No other directors are believed to be in receipt of any income from Town.

But today a Town spokesman confirmed: "The chairman and the chief executive have both accepted pay cuts in the light of the club's financial

problems.

"In the chairman's case it is a massive reduction."

There were no problems over Sheepshanks receiving bonus

payments and a large salary when the Blues were sailing along in the Premiership and gaining entry into the UEFA Cup.

He played a big part in the club's success when manager George Burley took the Blues into the top flight via the never-to-be-forgotten play-offs in 2000.

And the success continued the following season when Ipswich finished fifth in the Premiership.

Since then it has been nearly all bad news with the club spiralling into despair.

Apart from good runs in the UEFA Cup over the last two seasons there have been a succession of poor results on the field leading to the departure of Burley last October.

Sheepshanks' income was comparable with other chief executives in multi-million pound businesses.

And to be fair he worked for five years with only a minimal income as Town built up to their Premiership goal.

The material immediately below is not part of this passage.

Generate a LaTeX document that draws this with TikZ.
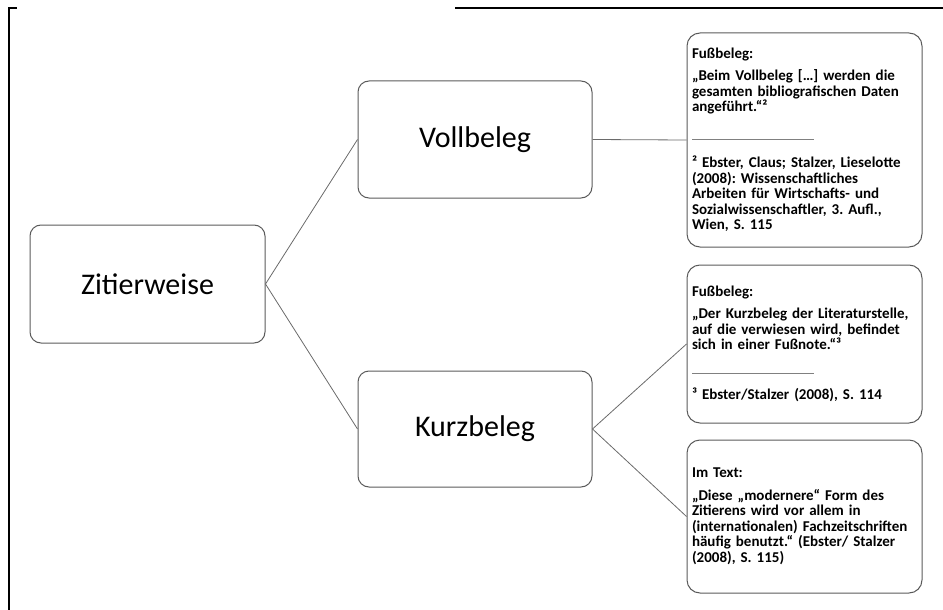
\documentclass[tikz,border=0pt]{standalone}
\usepackage{fontspec}
\setmainfont{Carlito}
\frenchspacing
\definecolor{boxgray}{HTML}{5A5A5A}
\definecolor{linkgray}{HTML}{6A6A6A}
\definecolor{rulegray}{HTML}{808080}
\begin{document}
\begin{tikzpicture}[x=1pt,y=-1pt,
  bigbox/.style={draw=boxgray, line width=1pt, rounded corners=11pt,
    minimum width=234pt, minimum height=117pt, inner sep=0pt,
    font=\fontsize{30}{34}\selectfont},
  notebox/.style={draw=boxgray, line width=1pt, rounded corners=13pt,
    minimum width=235pt, text width=225pt, align=left, inner sep=0pt,
    font=\bfseries\fontsize{15}{15.5}\selectfont},
  link/.style={draw=linkgray, line width=0.8pt},
  frameline/.style={draw=black, line width=2pt}]
\useasboundingbox (0,0) rectangle (943,610);

% page frame
\draw[frameline] (9,610) -- (9,8) -- (17,8);
\draw[frameline] (455,8) -- (943,8);

% main boxes
\node[bigbox, minimum width=235pt, minimum height=118pt] (zit) at (147.5,284) {Zitierweise};
\node[bigbox] (voll) at (475,139.5) {Vollbeleg};
\node[bigbox, minimum height=116pt] (kurz) at (475,429) {Kurzbeleg};

% note boxes
\node[notebox, minimum height=214pt] (n1) at (804.5,140) {%
Fußbeleg:\\[7pt]
„Beim Vollbeleg […] werden die\\
gesamten bibliografischen Daten\\
angeführt.“²\\[12pt]
\textcolor{rulegray}{\rule{122pt}{0.8pt}}\\[13pt]
² Ebster, Claus; Stalzer, Lieselotte\\
(2008): Wissenschaftliches\\
Arbeiten für Wirtschafts- und\\
Sozialwissenschaftler, 3. Aufl.,\\
Wien, S. 115};

\node[notebox, minimum height=158pt] (n2) at (804.5,344) {%
Fußbeleg:\\[7pt]
„Der Kurzbeleg der Literaturstelle,\\
auf die verwiesen wird, befindet\\
sich in einer Fußnote.“³\\[8pt]
\textcolor{rulegray}{\rule{122pt}{0.8pt}}\\[11pt]
³ Ebster/Stalzer (2008), S. 114};

\node[notebox, minimum height=153pt] (n3) at (804.5,516.5) {%
Im Text:\\[7pt]
„Diese „modernere“ Form des\\
Zitierens wird vor allem in\\
(internationalen) Fachzeitschriften\\
häufig benutzt.“ (Ebster/ Stalzer\\
(2008), S. 115)};

% connectors
\draw[link] (zit.east) -- (voll.west);
\draw[link] (zit.east) -- (kurz.west);
\draw[link] (voll.east) -- (n1.west);
\draw[link] (kurz.east) -- (n2.west);
\draw[link] (kurz.east) -- (n3.west);
\end{tikzpicture}
\end{document}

A bonus payment he received was voted for by his fellow directors in recognition of his services during that time.

Sheepshanks, who has been off work ill for the last two days, admits that the club's judgments were not always sound when it came to purchases.

And he makes no excuses for his own mistakes.

Millions of pounds were handed over for expensive players who failed to come up to expectations, and this along with the huge loss in television revenue caused by relegation and the collapse of the transfer market have put Ipswich Town on the brink of ruin.

Not only have Sheepshanks and Bowden taken pay cuts, all staff members and the majority of the players have agreed to voluntary pay deferrals of up to ten per cent to try to fight off

liquidation.

These are worrying times for many small Ipswich Town creditors, who come bottom of the list behind banks, players and the Inland Revenue when it comes to receiving their dues from the club.

Some may not be able to survive if the club goes under.